May was, after all, a uniquely domineering personality in Canadian politics. She was also an alleged workplace bully who saw multiple members of her own inner circle quit from exhaustion with a leadership style that’s been characterized as “autocratic.” During her 13 years as Green chief, it was all but impossible to tell where she ended and the party began. At the climax of her reign, an increasingly large share of party resources were redirected to simply help her hold her own parliamentary seat.
Over the years, I’ve exerted much effort chronicling May’s litany of outrages: her tireless promotion of pseudoscience; her endless enabling of crackpots, conspiracy theorists and anti-Semites; her cringe-inducing public behavior; and her far-left demagoguery. With her retirement, this era now comes to a close. Our new task is to ponder whether her long, strange, one-woman-show of a political career reveals anything useful about Canadian politics more broadly.
To begin, May clearly proved that in a political system as top-down as Canada’s — where individual members of parliament have virtually no power and their leaders dictate everything — becoming head of a party is the quickest path to national relevance.
Even by leading a small and unpopular party, May was able to assert all sorts of ex officio privileges to grow her personal brand, including a podium at numerous prime-ministerial debates, a presence at any parliamentary summit featuring the heads of “every party,” inclusion in powerful “all-party” committees, and guaranteed attention from a fairness-obsessed media determined to give “every party leader” equal time. Her constant pulling of rank could veer into absurdism, as when she decreed the governor-general would have to consult her when deciding who to make prime minister in a minority parliament situation, but even this was at least inspired by a forgivable envy for the considerable powers of legitimate party bosses.
In that sense, one of May’s most immediate legacies is probably Maxime Bernier, the head of the right-wing People’s Party, who appears to have emulated the May model for fast-track political fame. Like May, Bernier was able to tap into all sorts of automatic privileges simply by proclaiming himself head of a political party. He was included in this year’s prime-ministerial debate, and his grinning face appeared alongside Prime Minister Justin Trudeau and other party leaders on the CBC’s “Canada Decides” graphics. Television stations even reserved the People’s Party a color on their election night maps.
All of this looks preposterous in retrospect, given Bernier and his party ultimately pulled in a measly 1.6 percent of the popular vote and failed to win a single seat. Yet the Elizabeth May precedent of giving the heads of fringe parties equal billing to the incumbent prime minister and opposition leader simply on the basis that they believed themselves to be viable candidates for the nation’s top job seems fairly entrenched. One shudders to think how many similarly-inspired “party leaders” will crowd the stage in the next election debate.

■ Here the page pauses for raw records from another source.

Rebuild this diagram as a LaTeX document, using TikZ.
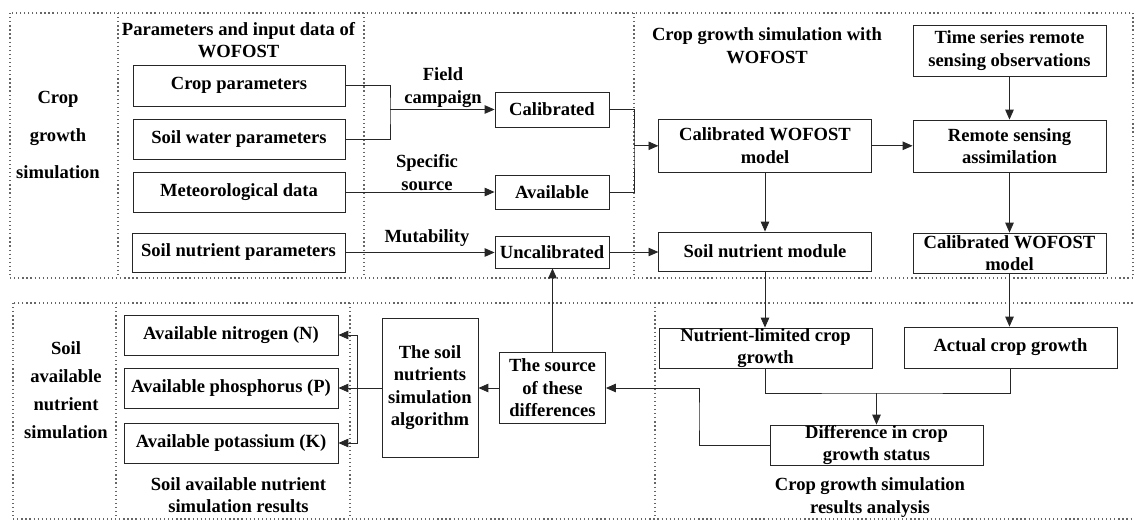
\documentclass[tikz,border=0pt]{standalone}
\usepackage{fontspec}
\setmainfont{Liberation Serif}
\usetikzlibrary{arrows.meta}

\tikzset{
  box/.style={draw=black!85, line width=0.6pt, inner sep=0pt, align=center,
              font=\fontsize{13.2}{16}\selectfont\bfseries},
  lbl/.style={inner sep=0pt, align=center, font=\fontsize{13.2}{16}\selectfont\bfseries},
  arr/.style={draw=black!85, line width=0.6pt, -{Triangle[length=7pt,width=6pt]}},
  ln/.style={draw=black!85, line width=0.6pt},
  frame/.style={draw=black!60, line width=0.9pt, dash pattern=on 0.9pt off 2pt}
}

\begin{document}
\begin{tikzpicture}[x=0.025cm,y=-0.025cm]
\useasboundingbox (0,0) rectangle (1134,521);
\clip (0,0) rectangle (1134,521);

\draw[frame] (10,13) rectangle (1133,278);
\draw[frame] (118,13) -- (118,278);
\draw[frame] (364,13) -- (364,278);
\draw[frame] (634,13) -- (634,278);
\draw[frame] (13,303) rectangle (1150,519);
\draw[frame] (116,303) -- (116,519);
\draw[frame] (350,303) -- (350,519);
\draw[frame] (655,303) -- (655,519);

\node[lbl, font=\fontsize{13.2}{26.7}\selectfont\bfseries] (lblcrop) at (58,135) {Crop\\growth\\simulation};
\node[lbl] (lblpar) at (238.5,40) {Parameters and input data of\\WOFOST};
\node[lbl] (lblsim) at (767,45.5) {Crop growth simulation with\\WOFOST};
\node[lbl, font=\fontsize{13.2}{19.9}\selectfont\bfseries] (lblsoil) at (66,390) {Soil\\available\\nutrient\\simulation};
\node[lbl] (lblres) at (238.5,495) {Soil available nutrient\\simulation results};
\node[lbl] (lblana) at (870,497.5) {Crop growth simulation\\results analysis};

\node[box, minimum width=5.3cm, minimum height=1.025cm] (cropp) at (239,85.5) {Crop parameters};
\node[box, minimum width=5.3cm, minimum height=1cm] (soilw) at (239,139) {Soil water parameters};
\node[box, minimum width=5.3cm, minimum height=1cm] (meteo) at (239,192) {Meteorological data};
\node[box, minimum width=5.325cm, minimum height=0.975cm] (soiln) at (238.5,252.5) {Soil nutrient parameters};

\node[box, minimum width=2.85cm, minimum height=0.875cm] (calib) at (552,109.5) {Calibrated};
\node[box, minimum width=2.85cm, minimum height=0.85cm] (avail) at (552,192) {Available};
\node[box, minimum width=2.85cm, minimum height=0.8cm] (uncal) at (552,252) {Uncalibrated};

\node[box, minimum width=5.31cm, minimum height=1.325cm] (cwofost) at (765,145.8) {Calibrated WOFOST\\model};
\node[box, minimum width=4.825cm, minimum height=1.275cm] (timeser) at (1009.5,50.5) {Time series remote\\sensing observations};
\node[box, minimum width=4.825cm, minimum height=1.3cm] (rsassim) at (1009.5,146) {Remote sensing\\assimilation};
\node[box, minimum width=5.31cm, minimum height=0.975cm] (nutmod) at (765,251.5) {Soil nutrient module};
\node[box, minimum width=4.825cm, minimum height=1cm] (cwofostb) at (1009.5,253) {Calibrated WOFOST\\model};

\node[box, minimum width=5.35cm, minimum height=1cm] (nitro) at (231,335) {Available nitrogen (N)};
\node[box, minimum width=5.35cm, minimum height=1cm] (phos) at (231,388) {Available phosphorus (P)};
\node[box, minimum width=5.35cm, minimum height=1cm] (potas) at (231,443) {Available potassium (K)};
\node[box, minimum width=2.4cm, minimum height=3.475cm] (algo) at (430,387.5) {The soil\\nutrients\\simulation\\algorithm};
\node[box, minimum width=2.65cm, minimum height=1.775cm] (source) at (552.5,388) {The source\\of these\\differences};

\node[box, minimum width=5.325cm, minimum height=1cm] (nutlim) at (765.5,348) {Nutrient-limited crop\\growth};
\node[box, minimum width=5.325cm, minimum height=1.025cm] (actual) at (1010.5,347.5) {Actual crop growth};
\node[box, minimum width=5.325cm, minimum height=1cm] (diff) at (876.5,445) {Difference in crop\\growth status};

\node[lbl] (lblfield) at (443,87.5) {Field\\campaign};
\node[lbl] (lblspec) at (427,172.5) {Specific\\source};
\node[lbl] (lblmut) at (427,238) {Mutability};

\coordinate (fcol) at (390,109.5);
\coordinate (mcol) at (634,145.8);
\coordinate (jn) at (876.5,393);
\coordinate (dcol) at (699,416);
\coordinate (brk) at (357,388);

\draw[ln] (cropp.east) -| (fcol) |- (soilw.east);
\draw[arr] (fcol) -- (calib.west);
\draw[arr] (meteo.east) -- (avail.west);
\draw[arr] (soiln.east) -- (soiln.east -| uncal.west);
\draw[ln] (calib.east) -| (mcol) |- (avail.east);
\draw[arr] (mcol) -- (cwofost.west);
\draw[arr] (uncal.east) -- (uncal.east -| nutmod.west);
\draw[arr] (cwofost.east) -- (cwofost.east -| rsassim.west);
\draw[arr] (timeser) -- (rsassim);
\draw[arr] (cwofost) -- (nutmod);
\draw[arr] (rsassim) -- (cwofostb);
\draw[arr] (nutmod.south) -- (nutmod.south |- nutlim.north);
\draw[arr] (cwofostb.south) -- (cwofostb.south |- actual.north);
\draw[ln] (nutlim.south) |- (jn) -| (actual.south);
\draw[arr] (jn) -- (diff.north);
\draw[arr] (diff.west) -| (dcol) |- (source.east);
\draw[arr] (source.north) -- (source.north |- uncal.south);
\draw[arr] (source.west) -- (source.west -| algo.east);
\draw[arr] (algo.west |- phos.east) -- (phos.east);
\draw[arr] (brk) |- (nitro.east);
\draw[arr] (brk) |- (potas.east);
\end{tikzpicture}
\end{document}
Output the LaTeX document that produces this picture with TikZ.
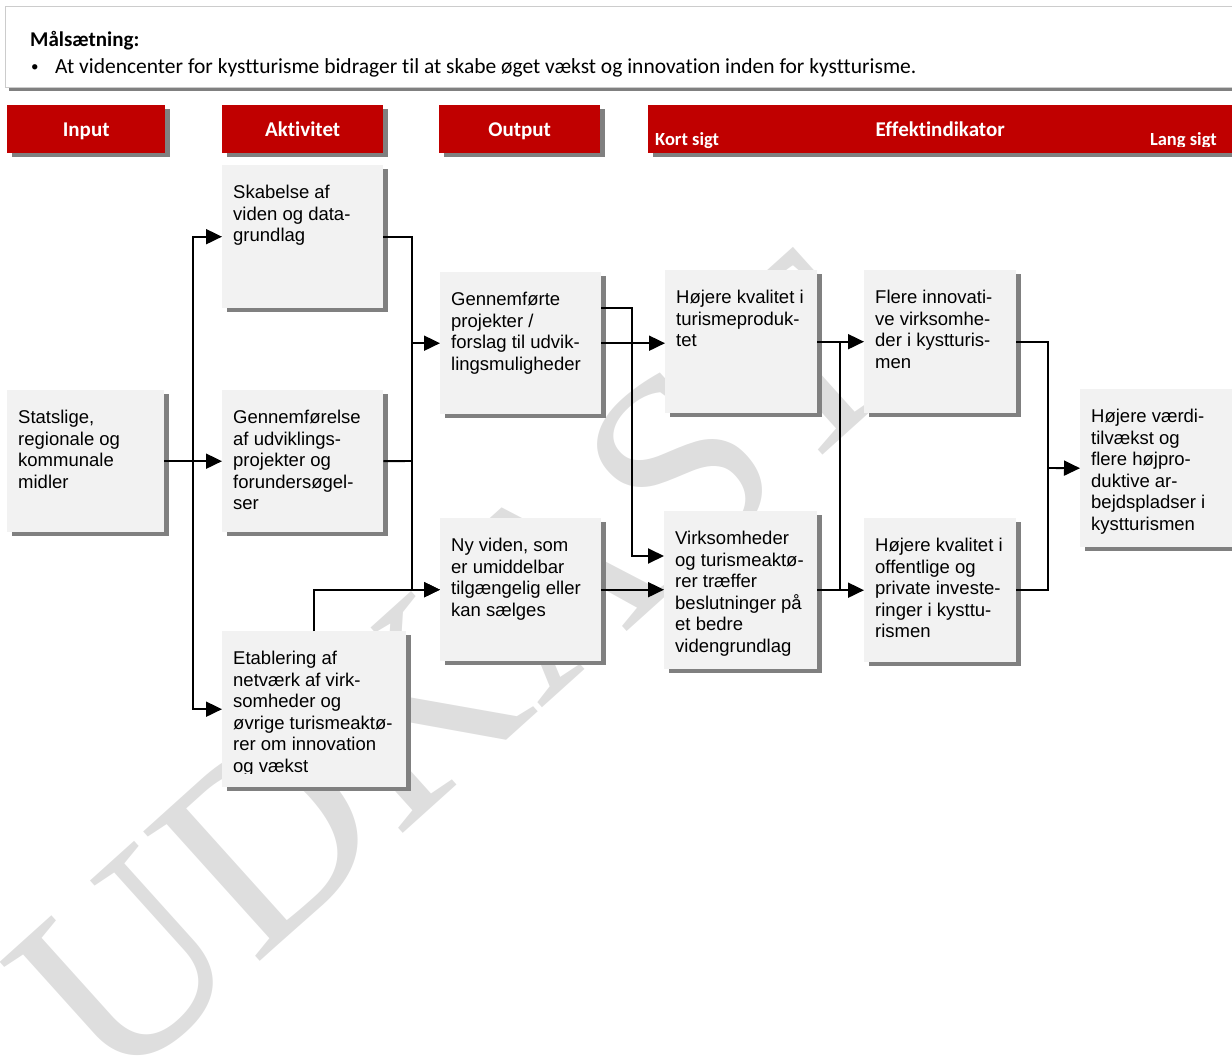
\documentclass[tikz,border=0pt]{standalone}
\usepackage{fontspec}
\setmainfont{Liberation Sans}
\newfontfamily\calibri[Ligatures=NoCommon]{Carlito}
\newfontfamily\wmserif{Liberation Serif}
\usetikzlibrary{arrows.meta,shadows}

\definecolor{hdred}{HTML}{C00000}
\definecolor{shgray}{HTML}{808080}
\definecolor{boxgray}{HTML}{F2F2F2}
\definecolor{wmgray}{HTML}{DEDEDE}
\definecolor{framegray}{HTML}{CCCCCC}

% box text: height, width, lines
\newcommand{\boxtxt}[3]{\parbox[t][#1pt][t]{#2pt}{#3}}

\begin{document}
\begin{tikzpicture}[x=1pt, y=-1pt,
    hdr/.style={fill=hdred, text=white, anchor=north west, inner sep=0pt,
        text height=15pt, text depth=0pt,
        font=\calibri\bfseries\fontsize{21}{24}\selectfont,
        drop shadow={shadow xshift=5pt, shadow yshift=-4pt, fill=shgray, opacity=1}},
    subhdr/.style={text=white, inner sep=0pt, font=\calibri\bfseries\fontsize{18.5}{22}\selectfont},
    boxtext/.style={anchor=north west, inner xsep=11pt, inner ysep=20pt,
        font=\fontsize{18.5}{21.5}\selectfont},
    box/.style={boxtext, fill=boxgray,
        drop shadow={shadow xshift=5pt, shadow yshift=-4pt, fill=shgray, opacity=1}},
    conn/.style={line width=1.9pt},
    arr/.style={conn, -{Triangle[length=16pt, width=15pt]}},
  ]
  \useasboundingbox (0,0) rectangle (1232,1059);

  % watermark
  \node[text=wmgray, rotate=42, font=\wmserif\fontsize{266}{266}\selectfont] (udkast) at (455,670) {UDKAST};

  % goal frame
  \draw[framegray, line width=1pt] (5,7) rectangle (1250,88);
  \fill[shgray] (9,88) rectangle (1250,91);
  \node[anchor=base west, inner sep=0pt, font=\calibri\bfseries\fontsize{21}{24}\selectfont] (maal) at (30,47) {Målsætning:};
  \node[anchor=base west, inner sep=0pt, font=\calibri\fontsize{15}{18}\selectfont] (bullet) at (31,72) {•};
  \node[anchor=base west, inner sep=0pt, font=\calibri\fontsize{21.5}{24}\selectfont] (maaltxt) at (55,74) {At videncenter for kystturisme bidrager til at skabe øget vækst og innovation inden for kystturisme.};

  % headers
  \node[hdr, minimum width=158pt, minimum height=48pt] (hin) at (7,105) {Input};
  \node[hdr, minimum width=161pt, minimum height=48pt] (hakt) at (222,105) {Aktivitet};
  \node[hdr, minimum width=161pt, minimum height=48pt] (hout) at (439,105) {Output};
  \node[hdr, minimum width=584pt, minimum height=48pt] (heff) at (648,105) {Effektindikator};
  \node[subhdr, anchor=base west] (kort) at (655,146) {Kort sigt};
  \begin{scope}
    \clip (1100,105) rectangle (1232,147);
    \node[subhdr, anchor=base east] (lang) at (1217,146) {Lang sigt};
  \end{scope}

  % boxes
  \node[box] (statslige) at (7,390) {\boxtxt{102}{135}{Statslige,\\regionale og\\kommunale\\midler}};
  \node[box] (skab) at (222,165) {\boxtxt{103}{139}{Skabelse af\\viden og data-\\grundlag}};
  \node[box] (gennemf) at (222,390) {\boxtxt{102}{139}{Gennemførelse\\af udviklings-\\projekter og\\forundersøgel-\\ser}};
  \node[box, inner sep=0pt, minimum width=184pt, minimum height=156pt] (etabl) at (222,631) {};
  \begin{scope}
    \clip (222,631) rectangle (406,773);
    \node[boxtext] (etabltxt) at (222,631) {\boxtxt{116}{162}{Etablering af\\netværk af virk-\\somheder og\\øvrige turismeaktø-\\rer om innovation\\og vækst}};
  \end{scope}
  \node[box] (gennemfoerte) at (440,272) {\boxtxt{102}{139}{Gennemførte\\projekter /\\forslag til udvik-\\lingsmuligheder}};
  \node[box] (nyviden) at (440,518) {\boxtxt{103}{139}{Ny viden, som\\er umiddelbar\\tilgængelig eller\\kan sælges}};
  \node[box] (hoejkval) at (665,270) {\boxtxt{103}{130}{Højere kvalitet i\\turismeproduk-\\tet}};
  \node[box] (virks) at (664,511) {\boxtxt{118}{131}{Virksomheder\\og turismeaktø-\\rer træffer\\beslutninger på\\et bedre\\videngrundlag}};
  \node[box] (flere) at (864,270) {\boxtxt{103}{130}{Flere innovati-\\ve virksomhe-\\der i kystturis-\\men}};
  \node[box] (hoejoff) at (864,518) {\boxtxt{104}{130}{Højere kvalitet i\\offentlige og\\private investe-\\ringer i kysttu-\\rismen}};
  \node[box] (vaerdi) at (1080,389) {\boxtxt{118}{140}{Højere værdi-\\tilvækst og\\flere højpro-\\duktive ar-\\bejdspladser i\\kystturismen}};

  % input -> activities
  \coordinate (jin) at (193,461);
  \draw[arr] (statslige.east) -- (gennemf.west);
  \draw[arr] (jin) |- (skab.west);
  \draw[arr] (jin) |- (etabl.west);

  % activities -> output
  \coordinate (jakt) at (412,461);
  \draw[conn] (skab.east) -| (jakt);
  \draw[conn] (gennemf.east) -- (jakt);
  \draw[arr] (jakt) |- (gennemfoerte.west);
  \draw[arr] (jakt) |- (nyviden.west);
  \draw[arr] (etabl.north) |- (nyviden.west);

  % output -> short term
  \coordinate (gtop) at (601,308);
  \coordinate (gbend) at (632,556);
  \draw[arr] (gtop) -| (gbend) -- (gbend -| virks.west);
  \draw[arr] (gennemfoerte.east) -- (gennemfoerte.east -| hoejkval.west);
  \draw[arr] (nyviden.east) -- (nyviden.east -| virks.west);

  % short term -> effects
  \coordinate (jk1) at (840,341.5);
  \coordinate (jk2) at (840,590);
  \draw[arr] (hoejkval.east) -- (hoejkval.east -| flere.west);
  \draw[arr] (virks.east) -- (virks.east -| hoejoff.west);
  \draw[conn] (jk1) -- (jk2);

  % effects -> long term
  \coordinate (jl) at (1048,468);
  \draw[conn] (flere.east) -| (jl);
  \draw[conn] (hoejoff.east) -| (jl);
  \draw[arr] (jl) -- (vaerdi.west);
\end{tikzpicture}
\end{document}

The more useful conclusion, however, to draw from Bernier’s and May’s failure to make any meaningful electoral breakthrough (and to a lesser degree, the persistently underwhelming showing of the New Democratic Party) is that Canadians remain stubbornly loyal to their country’s two big parties. The broad left/right socio-cultural cleavage that divides Canadian society looks to be well represented by the Liberal and Conservative parties, whose perseverance debunks oft-heard warnings about smaller, more ideological rivals.
Indeed, given the fact that Canada’s parliamentary system is based around geographic representation, to the extent successful new parties ever can emerge in the country, the evidence suggests their starting base should be geographic rather than ideological. That is why the Bloc Quebecois remains Canada’s third-largest party despite minimal national support, and why May was not wrong to focus on building her cult of personality on Vancouver Island at the cost of becoming less popular elsewhere.
As “regionalism” becomes the watchword of Trudeau’s second term, this is the lesson of Canadian party politics worth remembering. Future Canadian parliaments will probably never look much like those found in Europe, where environmentalist and nativist parties comprise powerful blocs, but rather something far more distinctly Canadian, wherein Quebec nationalists — and perhaps, someday, prairie separatists — instead hold the balance of power.
No longer fueled by May’s peerless pursuit of the spotlight, it’s difficult to imagine the Canadian Greens surviving for much longer. Its lack of success as anything but a vanity vehicle for Canada’s grande dame of egotism is a monument to the fine art of playing Canadian politics wrong.